Yannarella has a background in the military and later corporate management before he came to direct operations at ReStore, located on Hwy. 93 in Easley, a few doors west of Skate Around USA. He has always been a dabbler in antiques and restoration he says. That has provided side income, helping to put his children through college.

Bruce Solva had a background in construction in another state and had lived in Africa for several years before he returned to the United States with his wife, Lori. “Bruce is the MacGyver of this operation,” says Yannarella. “You ask him to do something and he will figure out a way to make it happen.”

Yannarella said the store needed a display to help sell lighting fixtures donated for resale. Within a few days, Solva had designed and built an arbor for hanging them on.

Solva started as a volunteer and now works part time, helping make things happen. Last Thursday he was fitting a sink to a display of bathroom fixtures inside the store. “It’s not much money, but I enjoy doing it. And you get to meet people and talk to them and help them figure out what they need,” Solva said smiling.

Vallie Mae Cobb is ambassador for the store, said Habitat for Humanities Director Jill Evans. “Vallie Mae knows everybody in Pickens County, and talks to them,” Evans said. That in itself helps bring people in and helps them find what they need.

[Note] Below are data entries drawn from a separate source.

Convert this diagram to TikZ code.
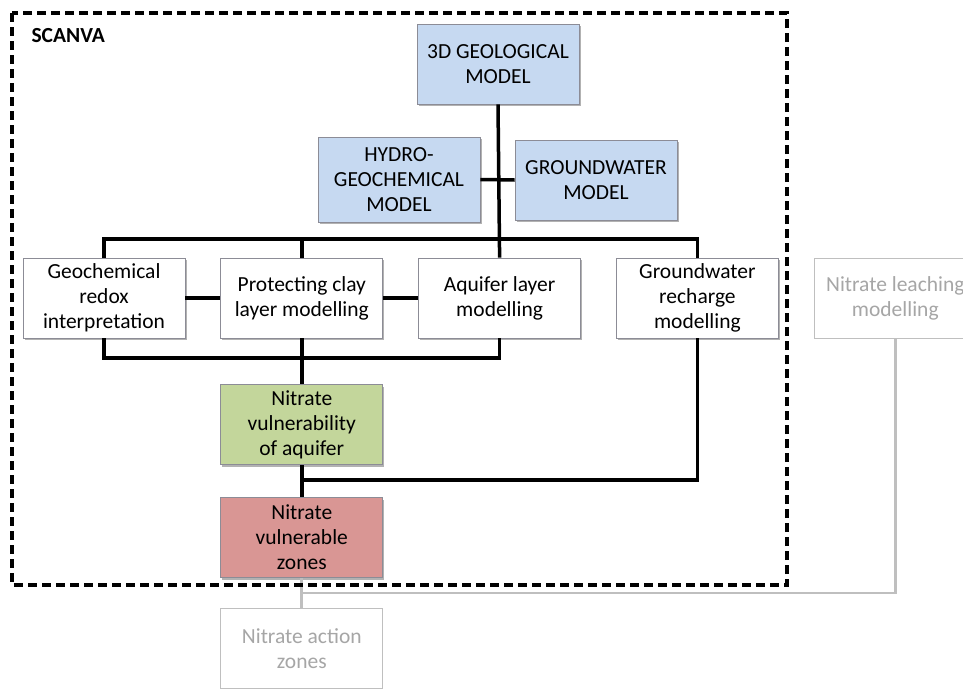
\documentclass[tikz,border=0pt]{standalone}
\usepackage{fontspec}
\setmainfont{Carlito}
\usepackage{tikz}
\usetikzlibrary{positioning,shadows}

\definecolor{modelblue}{HTML}{C6D9F1}
\definecolor{vulngreen}{HTML}{C3D69B}
\definecolor{zonered}{HTML}{D99694}
\definecolor{boxline}{HTML}{8C8C96}
\definecolor{faded}{HTML}{A6A6A6}
\definecolor{fadedline}{HTML}{BFBFBF}

\begin{document}
\begin{tikzpicture}[x=1pt,y=-1pt,node distance=35pt,
                    link/.style={line width=3.5pt},
                    greylink/.style={line width=2.7pt,draw=fadedline}]
  \tikzstyle{box}=[draw=boxline,fill=white,line width=0.8pt,align=center,
                   minimum width=162pt,minimum height=80pt,inner sep=0pt,
                   font=\fontsize{21.5}{25}\selectfont,
                   drop shadow={shadow xshift=1.5pt,shadow yshift=-2pt,
                                opacity=0.3,fill=black}]
  \tikzstyle{greybox}=[draw=fadedline,fill=white,line width=1pt,align=center,
                       minimum width=162pt,minimum height=80pt,inner sep=0pt,
                       text=faded,font=\fontsize{21.5}{25}\selectfont]

  \useasboundingbox (0,0) rectangle (963,688);

  \node[box,fill=modelblue] (geo3d)  at (498,64)  {3D GEOLOGICAL\\MODEL};
  \node[box,fill=modelblue,minimum height=85pt] (hydro) at (399,179.5)
       {HYDRO-\\GEOCHEMICAL\\MODEL};
  \node[box,fill=modelblue] (gwmodel) at (596,180) {GROUNDWATER\\MODEL};

  \node[box]         (redox)    at (104,298)        {Geochemical\\redox\\interpretation};
  \node[box]         (clay)     [right=of redox]    {Protecting clay\\layer modelling};
  \node[box]         (aquifer)  [right=of clay]     {Aquifer layer\\modelling};
  \node[box]         (recharge) [right=of aquifer]  {Groundwater\\recharge\\modelling};
  \node[greybox]     (leaching) [right=of recharge] {Nitrate leaching\\modelling};

  \node[box,fill=vulngreen] (vulnaq)    [below=46pt of clay]   {Nitrate\\vulnerability\\of aquifer};
  \node[box,fill=zonered]   (vulnzones) [below=32pt of vulnaq] {Nitrate\\vulnerable\\zones};
  \node[greybox]            (action)    [below=30pt of vulnzones] {Nitrate action\\zones};

  \coordinate (topbus)  at (0,239);
  \coordinate (lowbus)  at (0,358);
  \coordinate (rejoin)  at (0,480);
  \coordinate (greybus) at (0,593);

  % grey links to the outside steps
  \draw[greylink] (vulnzones.south) -- (action.north);
  \draw[greylink] (vulnzones.south |- greybus) -| (leaching.south);

  % scanva frame
  \draw[line width=3.8pt,dash pattern=on 9pt off 5pt] (12,13) rectangle (787,585);
  \node[anchor=west,font=\fontsize{21.5}{25}\selectfont\bfseries] (scanva) at (28,36) {SCANVA};

  \draw[link] (geo3d.south) -- (aquifer.north);
  \draw[link] (hydro.east) -- (gwmodel.west);
  \draw[link] (redox.north) |- (topbus -| recharge.north) -- (recharge.north);
  \draw[link] (clay.north) -- (clay.north |- topbus);

  \draw[link] (redox.east) -- (clay.west);
  \draw[link] (clay.east) -- (aquifer.west);
  \draw[link] (redox.south) |- (lowbus -| aquifer.south) -- (aquifer.south);
  \draw[link] (clay.south) -- (vulnaq.north);

  \draw[link] (vulnaq.south) -- (vulnzones.north);
  \draw[link] (vulnaq.south |- rejoin) -| (recharge.south);
\end{tikzpicture}
\end{document}
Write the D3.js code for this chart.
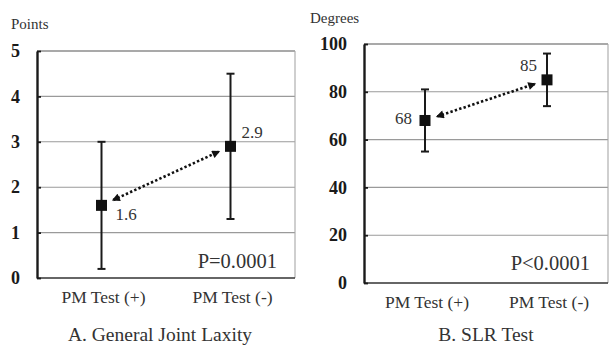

Other volunteers include several local high school students and Clemson students. Several of the university’s sororities and fraternities provide volunteers doing their community service work. They clean donated items and help Solva test every appliance and lamp that comes through the door.

Donors have provided some unique and valuable things for resale, Evans said. The store currently has a display featuring an old bicycle, collector plates, stacks of kitchen and bathroom fixtures along with odds and ends of tables, chairs and other housewares and knick-knacks that have been arranged by staff to show off the potential. Presentation is critical to the potential for sales, Yannarella said.

One donor had worked for months selling collector plates from his mother’s estate on E-Bay when he brought in a batch of at least 30 for donation to the store. They now inhabit a section at the front of the store.

Builders supplies like Lowe’s and Dixie Lumber Company, regularly donate discontinued models of home fixtures.